● STATED PROBLEM: Return all of the data exactly, with nothing left out but the pictures.

● MATERIAL:
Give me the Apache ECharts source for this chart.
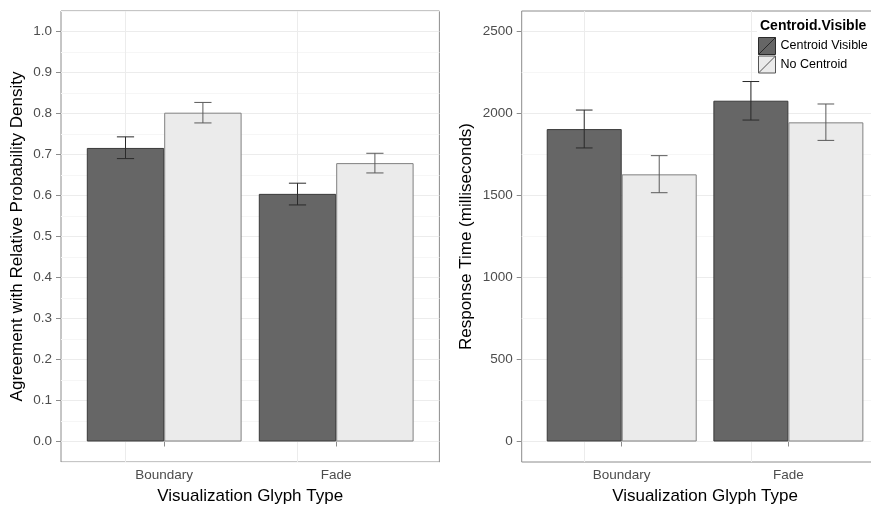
<!DOCTYPE html>
<html>
<head>
<meta charset="utf-8">
<script src="https://cdn.jsdelivr.net/npm/echarts@6/dist/echarts.min.js"></script>
<style>
  html, body { margin: 0; padding: 0; background: #fff; }
  #chart { width: 871px; height: 506px; }
</style>
</head>
<body>
<div id="chart"></div>
<script>
// data
var categories = ["Boundary", "Fade"];
var groups = ["Centroid Visible", "No Centroid"];

var agreeVisible = [0.716, 0.604];
var agreeVisibleLo = [0.690, 0.577];
var agreeVisibleHi = [0.743, 0.630];
var agreeNone = [0.802, 0.679];
var agreeNoneLo = [0.777, 0.655];
var agreeNoneHi = [0.827, 0.703];

var timeVisible = [1905, 2078];
var timeVisibleLo = [1790, 1960];
var timeVisibleHi = [2021, 2195];
var timeNone = [1629, 1946];
var timeNoneLo = [1517, 1836];
var timeNoneHi = [1743, 2058];

var agreeTicks = [0, 0.1, 0.2, 0.3, 0.4, 0.5, 0.6, 0.7, 0.8, 0.9, 1.0];
var timeTicks = [0, 500, 1000, 1500, 2000, 2500];

var font = "'Liberation Sans', Arial, Helvetica, sans-serif";
var borderGrey = "#8c8c8c";
var major = "#ececec";
var minor = "#f6f6f6";
var none = "rgba(0,0,0,0)";
var darkFill = "#666666", darkLine = "#3a3a3a";
var lightFill = "#ebebeb", lightLine = "#808080";

var chart = echarts.init(document.getElementById("chart"));

// panel frame axis: only draws the horizontal grid lines
function frameAxis(gridIndex, min, max, interval, colors) {
  return {
    type: "value", gridIndex: gridIndex, position: "left", min: min, max: max, interval: interval,
    axisLine: { show: false }, axisTick: { show: false }, axisLabel: { show: false },
    splitLine: { show: true, lineStyle: { color: colors, width: 1 } }
  };
}

function labelAxis(gridIndex, min, max, ticks, fmt, name, nameGap) {
  return {
    type: "value", gridIndex: gridIndex, position: "left", min: min, max: max,
    name: name, nameLocation: "middle", nameGap: nameGap,
    nameTextStyle: { fontSize: 17, color: "#000", fontFamily: font },
    axisLine: { show: false },
    axisTick: { show: true, length: 5, customValues: ticks, lineStyle: { color: borderGrey } },
    axisLabel: { customValues: ticks, formatter: fmt, color: "#4d4d4d", fontSize: 13.5, margin: 9, fontFamily: font },
    splitLine: { show: false }
  };
}

function hiddenY(gridIndex, min, max) {
  return { type: "value", gridIndex: gridIndex, position: "left", min: min, max: max, show: false, splitLine: { show: false } };
}

function catAxis(gridIndex) {
  return {
    type: "category", gridIndex: gridIndex, position: "bottom", data: categories,
    name: "Visualization Glyph Type", nameLocation: "middle", nameGap: 26,
    nameTextStyle: { fontSize: 17, color: "#000", fontFamily: font },
    axisLine: { show: false },
    axisTick: { show: true, alignWithLabel: true, length: 5, lineStyle: { color: borderGrey } },
    axisLabel: { color: "#4d4d4d", fontSize: 13.5, margin: 6, fontFamily: font },
    splitLine: { show: false }
  };
}

function bar(name, xi, yi, data, fill, line, withGridLines) {
  var s = {
    type: "bar", name: name, xAxisIndex: xi, yAxisIndex: yi, data: data,
    barGap: "0%", barCategoryGap: "10%", z: 3,
    itemStyle: { color: fill, borderColor: line, borderWidth: 1 }
  };
  if (withGridLines) {
    s.markLine = {
      silent: true, symbol: "none", z: 1, animation: false,
      label: { show: false },
      lineStyle: { color: major, type: "solid", width: 1 },
      data: categories.map(function (c) { return { xAxis: c }; })
    };
  }
  return s;
}

function errorBars(xi, yi, lo, hi, side, color) {
  return {
    type: "custom", xAxisIndex: xi, yAxisIndex: yi, z: 4,
    data: lo.map(function (l, i) { return [i, l, hi[i]]; }),
    encode: { x: 0, y: [1, 2] },
    renderItem: function (params, api) {
      var band = api.size([1, 0])[0];
      var c = api.value(0);
      var top = api.coord([c, api.value(2)]);
      var bot = api.coord([c, api.value(1)]);
      var x = top[0] + side * band * 0.225;
      var half = band * 0.05;
      var st = { stroke: color, lineWidth: 1 };
      return {
        type: "group",
        children: [
          { type: "line", shape: { x1: x, y1: top[1], x2: x, y2: bot[1] }, style: st },
          { type: "line", shape: { x1: x - half, y1: top[1], x2: x + half, y2: top[1] }, style: st },
          { type: "line", shape: { x1: x - half, y1: bot[1], x2: x + half, y2: bot[1] }, style: st }
        ]
      };
    }
  };
}

var keyIcon = "path://M0,0H20V20H0Z M0,20L20,0";

var option = {
  animation: false,
  backgroundColor: "#fff",
  textStyle: { fontFamily: font },
  title: {
    text: "Centroid.Visible", left: 760, top: 19, padding: 0, z: 11,
    textStyle: { fontSize: 14, fontWeight: "bold", color: "#000", fontFamily: font }
  },
  legend: {
    left: 758, top: 37, orient: "vertical", padding: 0, itemGap: 0.5,
    itemWidth: 17, itemHeight: 17, selectedMode: false, z: 11,
    textStyle: { fontSize: 12.5, color: "#000", fontFamily: font },
    data: [
      { name: groups[0], icon: keyIcon, itemStyle: { color: darkFill, borderColor: "#2a2a2a", borderWidth: 1 } },
      { name: groups[1], icon: keyIcon, itemStyle: { color: lightFill, borderColor: "#555", borderWidth: 1 } }
    ]
  },
  graphic: [
    { type: "rect", z: 10, silent: true, shape: { x: 757, y: 12, width: 114, height: 62 }, style: { fill: "#fff" } }
  ],
  grid: [
    { left: 61, top: 11, width: 378.4, height: 451, outerBoundsMode: "none", show: true, borderColor: borderGrey, borderWidth: 1, backgroundColor: "#fff" },
    { left: 78.2, top: 11, width: 344, height: 451, outerBoundsMode: "none" },
    { left: 521.7, top: 11, width: 366.6, height: 451, outerBoundsMode: "none", show: true, borderColor: borderGrey, borderWidth: 1, backgroundColor: "#fff" },
    { left: 538.4, top: 11, width: 333.3, height: 451, outerBoundsMode: "none" }
  ],
  xAxis: [
    { type: "value", gridIndex: 0, position: "bottom", min: 0, max: 1, show: false },
    catAxis(1),
    { type: "value", gridIndex: 2, position: "bottom", min: 0, max: 1, show: false },
    catAxis(3)
  ],
  yAxis: [
    frameAxis(0, -0.05, 1.05, 0.05, [minor, major]),
    labelAxis(0, -0.05, 1.05, agreeTicks, function (v) { return v.toFixed(1); },
      "Agreement with Relative Probability Density", 35),
    hiddenY(1, -0.05, 1.05),
    frameAxis(2, -125, 2625, 125, [none, major, none, minor]),
    labelAxis(2, -125, 2625, timeTicks, function (v) { return String(v); },
      "Response Time (milliseconds)", 47),
    hiddenY(3, -125, 2625)
  ],
  series: [
    bar(groups[0], 1, 2, agreeVisible, darkFill, darkLine, true),
    bar(groups[1], 1, 2, agreeNone, lightFill, lightLine, false),
    errorBars(1, 2, agreeVisibleLo, agreeVisibleHi, -1, "#2a2a2a"),
    errorBars(1, 2, agreeNoneLo, agreeNoneHi, 1, "#5a5a5a"),
    bar(groups[0], 3, 5, timeVisible, darkFill, darkLine, true),
    bar(groups[1], 3, 5, timeNone, lightFill, lightLine, false),
    errorBars(3, 5, timeVisibleLo, timeVisibleHi, -1, "#2a2a2a"),
    errorBars(3, 5, timeNoneLo, timeNoneHi, 1, "#5a5a5a")
  ]
};

chart.setOption(option);
</script>
</body>
</html>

● THE RESPONSE:
Give me the Apache ECharts source for this chart.
<!DOCTYPE html>
<html>
<head>
<meta charset="utf-8">
<script src="https://cdn.jsdelivr.net/npm/echarts@6/dist/echarts.min.js"></script>
<style>
  html, body { margin: 0; padding: 0; background: #fff; }
  #chart { width: 871px; height: 506px; }
</style>
</head>
<body>
<div id="chart"></div>
<script>
// data
var categories = ["Boundary", "Fade"];
var groups = ["Centroid Visible", "No Centroid"];

var agreeVisible = [0.716, 0.604];
var agreeVisibleLo = [0.690, 0.577];
var agreeVisibleHi = [0.743, 0.630];
var agreeNone = [0.802, 0.679];
var agreeNoneLo = [0.777, 0.655];
var agreeNoneHi = [0.827, 0.703];

var timeVisible = [1905, 2078];
var timeVisibleLo = [1790, 1960];
var timeVisibleHi = [2021, 2195];
var timeNone = [1629, 1946];
var timeNoneLo = [1517, 1836];
var timeNoneHi = [1743, 2058];

var agreeTicks = [0, 0.1, 0.2, 0.3, 0.4, 0.5, 0.6, 0.7, 0.8, 0.9, 1.0];
var timeTicks = [0, 500, 1000, 1500, 2000, 2500];

var font = "'Liberation Sans', Arial, Helvetica, sans-serif";
var borderGrey = "#8c8c8c";
var major = "#ececec";
var minor = "#f6f6f6";
var none = "rgba(0,0,0,0)";
var darkFill = "#666666", darkLine = "#3a3a3a";
var lightFill = "#ebebeb", lightLine = "#808080";

var chart = echarts.init(document.getElementById("chart"));

// panel frame axis: only draws the horizontal grid lines
function frameAxis(gridIndex, min, max, interval, colors) {
  return {
    type: "value", gridIndex: gridIndex, position: "left", min: min, max: max, interval: interval,
    axisLine: { show: false }, axisTick: { show: false }, axisLabel: { show: false },
    splitLine: { show: true, lineStyle: { color: colors, width: 1 } }
  };
}

function labelAxis(gridIndex, min, max, ticks, fmt, name, nameGap) {
  return {
    type: "value", gridIndex: gridIndex, position: "left", min: min, max: max,
    name: name, nameLocation: "middle", nameGap: nameGap,
    nameTextStyle: { fontSize: 17, color: "#000", fontFamily: font },
    axisLine: { show: false },
    axisTick: { show: true, length: 5, customValues: ticks, lineStyle: { color: borderGrey } },
    axisLabel: { customValues: ticks, formatter: fmt, color: "#4d4d4d", fontSize: 13.5, margin: 9, fontFamily: font },
    splitLine: { show: false }
  };
}

function hiddenY(gridIndex, min, max) {
  return { type: "value", gridIndex: gridIndex, position: "left", min: min, max: max, show: false, splitLine: { show: false } };
}

function catAxis(gridIndex) {
  return {
    type: "category", gridIndex: gridIndex, position: "bottom", data: categories,
    name: "Visualization Glyph Type", nameLocation: "middle", nameGap: 26,
    nameTextStyle: { fontSize: 17, color: "#000", fontFamily: font },
    axisLine: { show: false },
    axisTick: { show: true, alignWithLabel: true, length: 5, lineStyle: { color: borderGrey } },
    axisLabel: { color: "#4d4d4d", fontSize: 13.5, margin: 6, fontFamily: font },
    splitLine: { show: false }
  };
}

function bar(name, xi, yi, data, fill, line, withGridLines) {
  var s = {
    type: "bar", name: name, xAxisIndex: xi, yAxisIndex: yi, data: data,
    barGap: "0%", barCategoryGap: "10%", z: 3,
    itemStyle: { color: fill, borderColor: line, borderWidth: 1 }
  };
  if (withGridLines) {
    s.markLine = {
      silent: true, symbol: "none", z: 1, animation: false,
      label: { show: false },
      lineStyle: { color: major, type: "solid", width: 1 },
      data: categories.map(function (c) { return { xAxis: c }; })
    };
  }
  return s;
}

function errorBars(xi, yi, lo, hi, side, color) {
  return {
    type: "custom", xAxisIndex: xi, yAxisIndex: yi, z: 4,
    data: lo.map(function (l, i) { return [i, l, hi[i]]; }),
    encode: { x: 0, y: [1, 2] },
    renderItem: function (params, api) {
      var band = api.size([1, 0])[0];
      var c = api.value(0);
      var top = api.coord([c, api.value(2)]);
      var bot = api.coord([c, api.value(1)]);
      var x = top[0] + side * band * 0.225;
      var half = band * 0.05;
      var st = { stroke: color, lineWidth: 1 };
      return {
        type: "group",
        children: [
          { type: "line", shape: { x1: x, y1: top[1], x2: x, y2: bot[1] }, style: st },
          { type: "line", shape: { x1: x - half, y1: top[1], x2: x + half, y2: top[1] }, style: st },
          { type: "line", shape: { x1: x - half, y1: bot[1], x2: x + half, y2: bot[1] }, style: st }
        ]
      };
    }
  };
}

var keyIcon = "path://M0,0H20V20H0Z M0,20L20,0";

var option = {
  animation: false,
  backgroundColor: "#fff",
  textStyle: { fontFamily: font },
  title: {
    text: "Centroid.Visible", left: 760, top: 19, padding: 0, z: 11,
    textStyle: { fontSize: 14, fontWeight: "bold", color: "#000", fontFamily: font }
  },
  legend: {
    left: 758, top: 37, orient: "vertical", padding: 0, itemGap: 0.5,
    itemWidth: 17, itemHeight: 17, selectedMode: false, z: 11,
    textStyle: { fontSize: 12.5, color: "#000", fontFamily: font },
    data: [
      { name: groups[0], icon: keyIcon, itemStyle: { color: darkFill, borderColor: "#2a2a2a", borderWidth: 1 } },
      { name: groups[1], icon: keyIcon, itemStyle: { color: lightFill, borderColor: "#555", borderWidth: 1 } }
    ]
  },
  graphic: [
    { type: "rect", z: 10, silent: true, shape: { x: 757, y: 12, width: 114, height: 62 }, style: { fill: "#fff" } }
  ],
  grid: [
    { left: 61, top: 11, width: 378.4, height: 451, outerBoundsMode: "none", show: true, borderColor: borderGrey, borderWidth: 1, backgroundColor: "#fff" },
    { left: 78.2, top: 11, width: 344, height: 451, outerBoundsMode: "none" },
    { left: 521.7, top: 11, width: 366.6, height: 451, outerBoundsMode: "none", show: true, borderColor: borderGrey, borderWidth: 1, backgroundColor: "#fff" },
    { left: 538.4, top: 11, width: 333.3, height: 451, outerBoundsMode: "none" }
  ],
  xAxis: [
    { type: "value", gridIndex: 0, position: "bottom", min: 0, max: 1, show: false },
    catAxis(1),
    { type: "value", gridIndex: 2, position: "bottom", min: 0, max: 1, show: false },
    catAxis(3)
  ],
  yAxis: [
    frameAxis(0, -0.05, 1.05, 0.05, [minor, major]),
    labelAxis(0, -0.05, 1.05, agreeTicks, function (v) { return v.toFixed(1); },
      "Agreement with Relative Probability Density", 35),
    hiddenY(1, -0.05, 1.05),
    frameAxis(2, -125, 2625, 125, [none, major, none, minor]),
    labelAxis(2, -125, 2625, timeTicks, function (v) { return String(v); },
      "Response Time (milliseconds)", 47),
    hiddenY(3, -125, 2625)
  ],
  series: [
    bar(groups[0], 1, 2, agreeVisible, darkFill, darkLine, true),
    bar(groups[1], 1, 2, agreeNone, lightFill, lightLine, false),
    errorBars(1, 2, agreeVisibleLo, agreeVisibleHi, -1, "#2a2a2a"),
    errorBars(1, 2, agreeNoneLo, agreeNoneHi, 1, "#5a5a5a"),
    bar(groups[0], 3, 5, timeVisible, darkFill, darkLine, true),
    bar(groups[1], 3, 5, timeNone, lightFill, lightLine, false),
    errorBars(3, 5, timeVisibleLo, timeVisibleHi, -1, "#2a2a2a"),
    errorBars(3, 5, timeNoneLo, timeNoneHi, 1, "#5a5a5a")
  ]
};

chart.setOption(option);
</script>
</body>
</html>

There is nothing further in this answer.